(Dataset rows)

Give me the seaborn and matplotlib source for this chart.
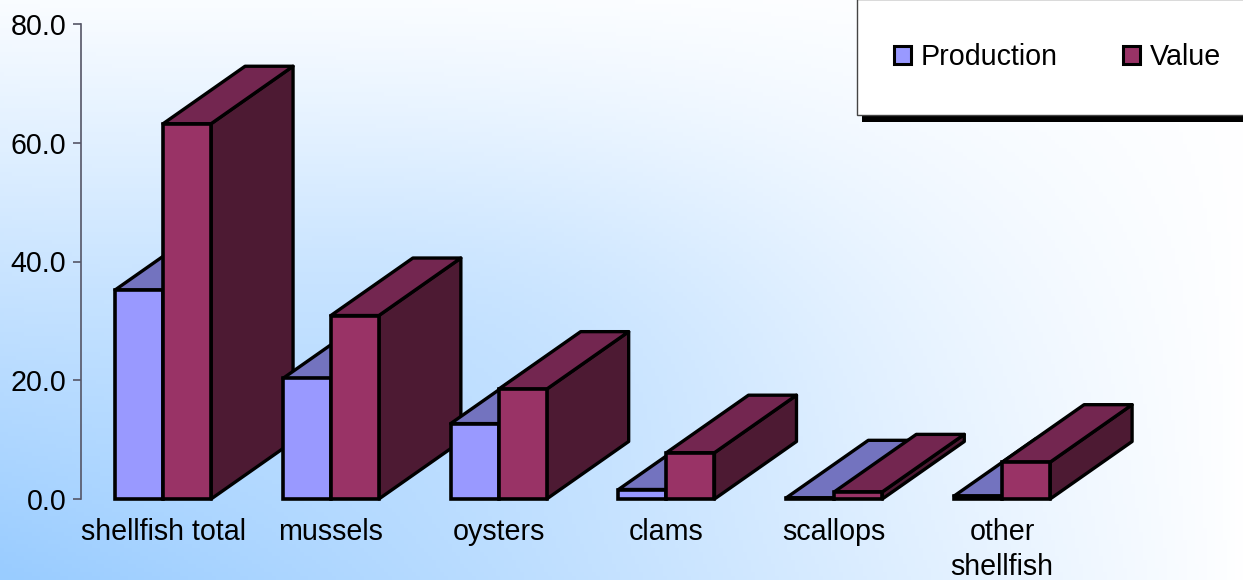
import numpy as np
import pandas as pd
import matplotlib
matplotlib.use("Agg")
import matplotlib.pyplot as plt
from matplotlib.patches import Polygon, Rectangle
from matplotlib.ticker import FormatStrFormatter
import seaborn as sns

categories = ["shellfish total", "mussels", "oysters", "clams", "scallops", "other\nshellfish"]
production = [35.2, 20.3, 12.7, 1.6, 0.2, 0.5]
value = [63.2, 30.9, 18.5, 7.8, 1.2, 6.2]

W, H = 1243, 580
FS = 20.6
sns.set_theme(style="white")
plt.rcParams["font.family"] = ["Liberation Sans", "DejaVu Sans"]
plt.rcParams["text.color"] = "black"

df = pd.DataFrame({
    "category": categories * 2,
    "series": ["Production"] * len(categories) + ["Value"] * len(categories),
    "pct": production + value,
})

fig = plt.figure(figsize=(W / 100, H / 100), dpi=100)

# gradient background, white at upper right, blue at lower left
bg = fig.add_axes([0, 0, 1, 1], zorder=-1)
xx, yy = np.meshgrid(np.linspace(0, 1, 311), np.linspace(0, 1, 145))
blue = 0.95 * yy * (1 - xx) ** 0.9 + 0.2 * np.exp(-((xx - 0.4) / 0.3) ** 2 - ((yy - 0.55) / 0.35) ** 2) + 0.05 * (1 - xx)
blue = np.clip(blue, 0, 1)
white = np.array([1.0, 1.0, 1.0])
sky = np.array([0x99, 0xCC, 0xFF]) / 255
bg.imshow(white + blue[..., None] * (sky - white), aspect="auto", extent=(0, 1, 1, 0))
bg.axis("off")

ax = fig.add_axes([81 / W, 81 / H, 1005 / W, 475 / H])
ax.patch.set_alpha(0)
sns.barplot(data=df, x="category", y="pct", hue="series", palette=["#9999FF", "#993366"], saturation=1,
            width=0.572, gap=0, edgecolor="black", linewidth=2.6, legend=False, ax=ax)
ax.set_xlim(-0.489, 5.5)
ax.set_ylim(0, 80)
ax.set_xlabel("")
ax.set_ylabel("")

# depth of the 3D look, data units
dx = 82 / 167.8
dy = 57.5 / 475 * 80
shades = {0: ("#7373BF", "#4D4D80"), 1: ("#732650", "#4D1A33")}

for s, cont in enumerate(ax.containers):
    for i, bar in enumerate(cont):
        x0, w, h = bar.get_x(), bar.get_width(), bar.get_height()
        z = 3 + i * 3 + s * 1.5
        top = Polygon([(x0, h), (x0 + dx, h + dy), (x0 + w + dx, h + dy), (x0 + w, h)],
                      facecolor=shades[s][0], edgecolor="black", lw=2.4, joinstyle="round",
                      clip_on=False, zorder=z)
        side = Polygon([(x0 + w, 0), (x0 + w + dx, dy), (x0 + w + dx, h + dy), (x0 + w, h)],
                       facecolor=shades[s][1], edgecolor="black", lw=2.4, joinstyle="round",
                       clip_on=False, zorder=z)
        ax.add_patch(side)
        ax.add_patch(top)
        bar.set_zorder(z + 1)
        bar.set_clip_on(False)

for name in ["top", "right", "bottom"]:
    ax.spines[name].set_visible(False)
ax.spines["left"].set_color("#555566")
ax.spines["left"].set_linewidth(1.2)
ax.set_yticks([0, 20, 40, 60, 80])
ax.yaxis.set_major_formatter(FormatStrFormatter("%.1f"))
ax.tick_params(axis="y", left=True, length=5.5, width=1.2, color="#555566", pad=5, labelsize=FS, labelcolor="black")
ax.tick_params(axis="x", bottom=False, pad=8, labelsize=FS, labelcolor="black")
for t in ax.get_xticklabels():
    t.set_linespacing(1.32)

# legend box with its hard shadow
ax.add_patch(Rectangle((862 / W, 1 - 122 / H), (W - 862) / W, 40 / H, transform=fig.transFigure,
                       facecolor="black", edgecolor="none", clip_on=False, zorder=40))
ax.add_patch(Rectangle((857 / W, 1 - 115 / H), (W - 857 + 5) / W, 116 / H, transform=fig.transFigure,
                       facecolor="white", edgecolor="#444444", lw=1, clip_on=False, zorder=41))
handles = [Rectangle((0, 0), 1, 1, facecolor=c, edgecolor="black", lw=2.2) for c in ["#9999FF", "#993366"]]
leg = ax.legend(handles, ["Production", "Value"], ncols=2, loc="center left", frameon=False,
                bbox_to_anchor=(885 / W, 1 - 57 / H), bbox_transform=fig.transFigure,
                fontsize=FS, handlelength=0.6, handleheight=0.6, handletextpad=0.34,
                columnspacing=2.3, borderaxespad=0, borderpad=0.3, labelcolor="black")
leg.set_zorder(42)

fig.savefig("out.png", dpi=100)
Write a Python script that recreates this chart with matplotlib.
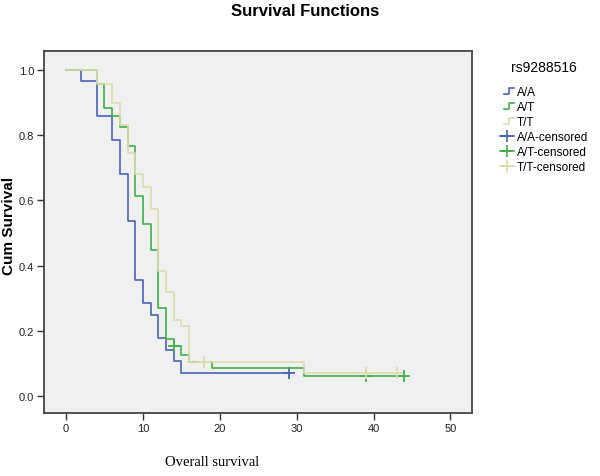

WHAT IS ASKED:
Take the lines from the first line of the entries through the line with "import seaborn as sns", inclusive, and give them again exactly, minus any pictures.

RESULT OF THE TASK:
Give me the seaborn and matplotlib source for this chart.
import numpy as np
import pandas as pd
import matplotlib
matplotlib.use("Agg")
import matplotlib.pyplot as plt
from matplotlib.patches import Polygon, Rectangle
from matplotlib.ticker import FormatStrFormatter
import seaborn as sns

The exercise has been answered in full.